RUY COELHO – 4
Ópera 'Belkiss'
Ruy Coelho fez parte de um grupo de jovens artistas constituído, entre outros, por Amadeu, Almada, Pacheco, Santa Rita, Mário de Sá Carneiro e Fernando Pessoa. Embora tenha sido muito próximo de Almada (uma das suas primeiras caricaturas expostas terá sido dele) e de elogiar o seu génio designadamente como bailarino, afirmando que o seu desempenho (de amador) em 1918, não ficara atrás do de Falkoff (profissional russo que interpretaria o mesmo personagem anos mais tarde) teve com ele uma célebre polémica quando em 1925, alegando não ter as condições necessárias, Almada se recusou a dançar de novo o bailado "Princesa dos Sapatos de Ferro" no S. Carlos e fez questão de ser preso, por quebra de compromisso.

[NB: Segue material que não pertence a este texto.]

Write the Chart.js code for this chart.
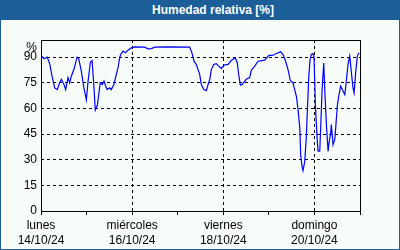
<!DOCTYPE html>
<html>
<head>
<meta charset="utf-8">
<script src="https://cdn.jsdelivr.net/npm/chart.js@4"></script>
<style>
  body { margin: 0; }
  #frame { position: relative; width: 400px; height: 250px; background: #1b5e98; overflow: hidden; }
  #title { position: absolute; left: 213px; top: 2px; transform: translateX(-50%); color: #fff;
           font: bold 12px "Liberation Sans", sans-serif; white-space: nowrap; line-height: 16px; }
  #inner { position: absolute; left: 1px; top: 20px; width: 398px; height: 229px; background: #f8fcf8; }
</style>
</head>
<body>
<div id="frame">
  <div id="title">Humedad relativa [%]</div>
  <div id="inner"><canvas id="humChart" width="398" height="229"></canvas></div>
</div>
<script>
/* --------------- Data: hours since lunes 14/10/24 00:00 --------------------- */
const hours = [0, 1.6, 3.3, 4.6, 5.8, 7.2, 8.6, 9.8, 10.7, 12.1, 13.0, 14.2, 15.1, 16.0, 17.4, 19.0, 19.9,
    21.2, 22.6, 23.9, 24.8, 26.0, 26.9, 27.8, 28.6, 29.7, 30.4, 31.2, 32.3, 33.2, 34.1, 34.9, 36.2, 37.0,
    38.4, 39.7, 40.6, 41.5, 42.0, 43.2, 44.4, 45.8, 47.6, 49.4, 54.6, 56.4, 58.1, 59.9, 66.9, 78.3, 79.5,
    80.6, 81.8, 82.7, 83.6, 84.4, 85.8, 87.1, 88.0, 88.9, 89.7, 91.0, 92.3, 93.6, 95.0, 96.4, 98.5, 100.2,
    102.3, 103.4, 104.1, 105.0, 106.0, 108.1, 109.9, 110.8, 112.6, 114.3, 117.8, 119.9, 122.2, 124.8, 126.2,
    127.5, 128.7, 130.1, 131.3, 132.7, 133.6, 134.5, 135.4, 136.3, 136.8, 137.5, 138.0, 138.9, 139.7, 140.3,
    141.0, 141.7, 142.4, 143.3, 143.8, 144.5, 145.4, 145.9, 146.8, 147.3, 148.0, 148.9, 149.4, 150.3, 151.2,
    151.7, 152.6, 152.9, 153.8, 154.7, 155.2, 156.1, 156.8, 157.8, 159.1, 160.0, 160.8, 161.7, 162.6, 163.4,
    164.3, 164.9, 165.7, 166.6, 167.5];
const humidity = [91, 89, 90, 86, 79, 72, 71, 75, 77, 74, 71, 78, 75, 79, 83, 90, 89,
    82, 72, 65, 76, 87, 88, 74, 59, 62, 68, 75, 74, 76, 73, 71, 72, 71,
    74, 80, 84, 90, 91.5, 93.5, 92.5, 94, 95.4, 96, 95.8, 94.8, 95, 95.8, 96, 95.8, 92.5,
    87.6, 85.7, 82.7, 79.8, 74, 71, 70.4, 74, 77, 82.7, 85.7, 86.2, 84.7, 83.3, 85.3, 85.7, 88,
    89.6, 86.6, 79.8, 73.6, 74, 77, 78, 82.4, 84.7, 87.6, 88.2, 90.9, 91.1, 92.5, 93.1,
    91.5, 88, 82.7, 76.3, 75, 71, 67, 59, 48.6, 32, 26, 23.6, 29, 42.7, 59.3,
    78, 88.6, 91.5, 92, 89.6, 62, 42.7, 35, 35, 48.6, 70, 86.6, 72, 50.5, 35,
    40, 45.7, 50.5, 38.8, 41.7, 48.6, 62, 67, 73, 70, 68, 76, 85.7, 90.6, 81.8,
    72, 69, 80.8, 90.6, 92.5];

/* --------------- Axis labels --------------------- */
const dayTicks = [0, 24, 48, 72, 96, 120, 144, 168];
const dayNames = { 0: "lunes", 48: "miércoles", 96: "viernes", 144: "domingo" };
const dayDates = { 0: "14/10/24", 48: "16/10/24", 96: "18/10/24", 144: "20/10/24" };
const yTicks = [0, 15, 30, 45, 60, 75, 90, 100];

const axisFont = { family: "'Liberation Sans', sans-serif", size: 12, lineHeight: 1.25 };

/* --------------- Frame round the plot --------------------- */
const frameBox = {
    id: "frameBox",
    afterDraw(chart) {
        const { ctx, chartArea: a } = chart;
        ctx.save();
        ctx.strokeStyle = "#000";
        ctx.lineWidth = 1;
        ctx.strokeRect(Math.round(a.left) + 0.5, Math.round(a.top) + 0.5,
            Math.round(a.right - a.left), Math.round(a.bottom - a.top));
        ctx.restore();
    }
};

/* --------------- Chart --------------------- */
new Chart(document.getElementById("humChart"), {
    type: "line",
    data: {
        datasets: [{
            data: hours.map((h, i) => ({ x: h, y: humidity[i] })),
            borderColor: "#0000ff",
            borderWidth: 1.2,
            pointRadius: 0,
            tension: 0,
        }],
    },
    plugins: [frameBox],
    options: {
        responsive: false,
        animation: false,
        layout: { padding: { left: 0, top: 20, right: 39, bottom: 0 } },
        plugins: { legend: { display: false }, tooltip: { enabled: false } },
        scales: {
            x: {
                type: "linear",
                min: 0,
                max: 168,
                afterBuildTicks: (scale) => { scale.ticks = dayTicks.map(v => ({ value: v })); },
                afterFit: (scale) => { scale.height = 38; },
                border: { display: false, dash: [3, 3] },
                grid: {
                    color: (c) => [48, 96, 144].includes(c.tick && c.tick.value) ? "#000" : "rgba(0,0,0,0)",
                    tickColor: "#000",
                    tickBorderDash: [],
                    tickLength: 4,
                    lineWidth: 1,
                },
                ticks: {
                    autoSkip: false,
                    maxRotation: 0,
                    color: "#000",
                    font: axisFont,
                    padding: 3,
                    callback: (v) => dayNames[v] ? [dayNames[v], dayDates[v]] : "",
                },
            },
            y: {
                min: 0,
                max: 100,
                afterBuildTicks: (scale) => { scale.ticks = yTicks.map(v => ({ value: v })); },
                afterFit: (scale) => { scale.width = 40; },
                border: { display: false, dash: [3, 3] },
                grid: {
                    color: (c) => (c.tick && c.tick.value > 0 && c.tick.value < 100) ? "#000" : "rgba(0,0,0,0)",
                    drawTicks: false,
                    lineWidth: 1,
                },
                ticks: {
                    autoSkip: false,
                    color: "#000",
                    font: axisFont,
                    padding: 4,
                    callback: (v) => v === 100 ? ["", "%"] : v,
                },
            },
        },
    },
});
</script>
</body>
</html>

Ruy Coelho apresentou o bailado com a cortina corrida nas partes em que Almada deveria ter dançado. Quando termina o espectáculo visita Almada nos calabouços do Governo Civil (terá lá ido várias vezes, com amigos, tratar de o pôr em liberdade). Almada relata que lhe apareceu de fraque a fumar charuto, celebrando o êxito obtido. A polémica ficou registada em quatro artigos nos jornais (dois de cada um deles) e suspendeu a amizade e as colaborações artísticas até 1943, altura em que Almada projecta os cenários de "Inês de Castro" e os figurinos e cenários de "Crisfal", duas Óperas de Ruy Coelho.
Bem ao jeito da época, Ruy Coelho ambicionava com a sua obra dar "expressão musical à alma da nação" tendo, em muitas das suas obras, utilizado temas identificados com o imaginário nacionalista, como as cinco Sinfonias Camoneanas, as Óperas sobre textos de Gil Vicente ou a Ópera D. João IV, entre outras. Afirmava não seguir nenhuma corrente, nem ter ideias pré concebidas e limitadoras sobre processos, sistemas ou teorias técnicas ou estéticas, quando compunha as suas obras, interessando-lhe tão só conseguir exprimir o que sentia sobre determinado tema.
Sendo um compositor muito conotado com o antigo regime, é importante salientar que, quando em 1926 é implantado o Estado Novo, já tinha levado ao S. Carlos pelo menos onze obras da sua autoria e já tinha sido premiado em Madrid. É certo que beneficiou, como muitos outros artistas, das políticas culturais de António Ferro, com quem até já tinha colaborado em 1924, tocando as suas músicas nas conferências "A Idade do Jazz Band". Mas, ao contrário de outros, nunca aceitou cargos oficiais (nem antes nem depois da instauração da ditadura) e só se pronunciava publicamente sobre música (educação musical, edição e divulgação no estrangeiro das obras nacionais, organização e gestão do S. Carlos e do Conservatório). Defendeu, através de vários artigos e pequenos livros, a música erudita portuguesa e a ópera cantada em português (considerando que à semelhança do que se passava na Alemanha, França e Inglaterra, as óperas deviam ser cantadas na língua do país onde eram exibidas). Argumentava que o contrário era não só provinciano como prejudicial aos interesses da arte e do público, que não percebia verdadeiramente o que estava a ver e ouvir.
Envolveu-se em várias outras polémicas, como era típico no meio artístico da época: a primeira, com apenas vinte e um anos, quando, durante uma curta estadia em Lisboa, toma conhecimento do êxtase da crítica perante uma sonata de Luís de Freitas Branco, e reage, acusando-o de ter copiado César Frank, demonstrando os seus argumentos ao piano no Salão Nobre do Conservatório; com vinte e quatro anos, com o governo de Afonso Costa, devido ao episódio do "Serão da Infanta"; posteriormente, com várias Direcções do Conservatório, que acusa de incompetência, de má gestão, e até de apropriação de bens públicos; com a Direcção do S. Carlos, já durante o Estado Novo, por não cumprir a lei que obrigava a uma determinada percentagem de exibições de música portuguesa; com Lopes Graça, que inicialmente o "aplaudira entusiasticamente", e outros da Revista Seara, que o atacaram ferozmente e com quem trocou livros recheados de insultos. Para se ter uma ideia da sua personalidade, note-se que, já com 94 anos, numa rara entrevista na rádio, ainda vocifera contra os políticos, caracterizando com palavrões a importância que davam ao património. Sendo aconselhado a retirar o que tinha dito, dispara: "tire lá … e ponha pior".